The Ministère à la Condition Féminine et aux Droits des Femmes is the main organization that promotes the respect of women and battles gender-based violence in Jérémie.
Remana Ladaillade, an agronomy student at the University of the Nouvelle Grand'Anse, says that the Jérémie branch of the women's ministry does a lot of work. It operates in the city as well as in the countryside. But some of their employees are incompetent and have no credibility, she says.
Christele Toussain, a 22-year-old a researcher for The Lutheran World Federation, a global communion of Christian churches, says that the ministry works well. It airs spots on the radio regarding the importance of women and advises them on their rights and responsibilities. It defends women against injustice and provides continuing education to them.

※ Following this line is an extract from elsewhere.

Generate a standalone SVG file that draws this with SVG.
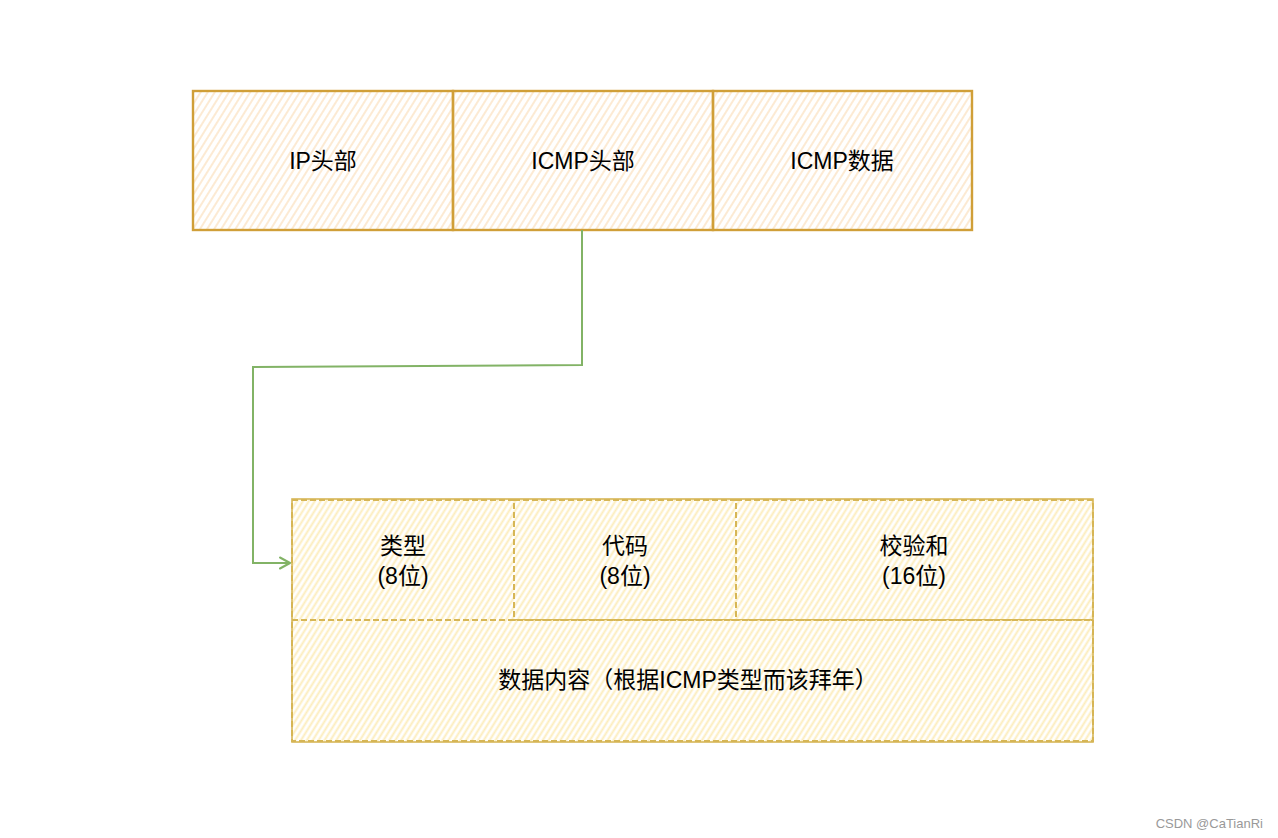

"The [ministry] in Jérémie will defend the rights of women," Toussain says. "It is thanks to the work of the ministry that women in Jérémie can breathe a little easier regarding discrimination and physical and sexual violence."
Pacaud says that as a field agent for the ministry, she educates women who belong to an organization called Fanm Lakay, which translates to Women From Home in Haitian Creole, which helps women to recognize their rights and responsibilities. She and her colleagues also assist victims of violence.
“We take care of the women, have them see a doctor and a psychologist,” she says, “and we accompany them when they go to court.”
But most of the other organizations that promote women's rights are in Port-au-Prince, the capital, including Komisyon Fanm Viktim pou Viktim, or the Commission of Women Victims for Victims, which offers support to underprivileged women who have been the victims of rape and sexual assault.
Mothers' clubs or women's groups, many associated with the churches, in the regions outside the capital sometimes tackle these issues locally.
Women need to come together to denounce injustice and abuse in order to change the condition of women in younger generations, Pacaud says.
“Society and all its institutions and families also,” she says, “need to value women, understand their importance, help them and educate them.”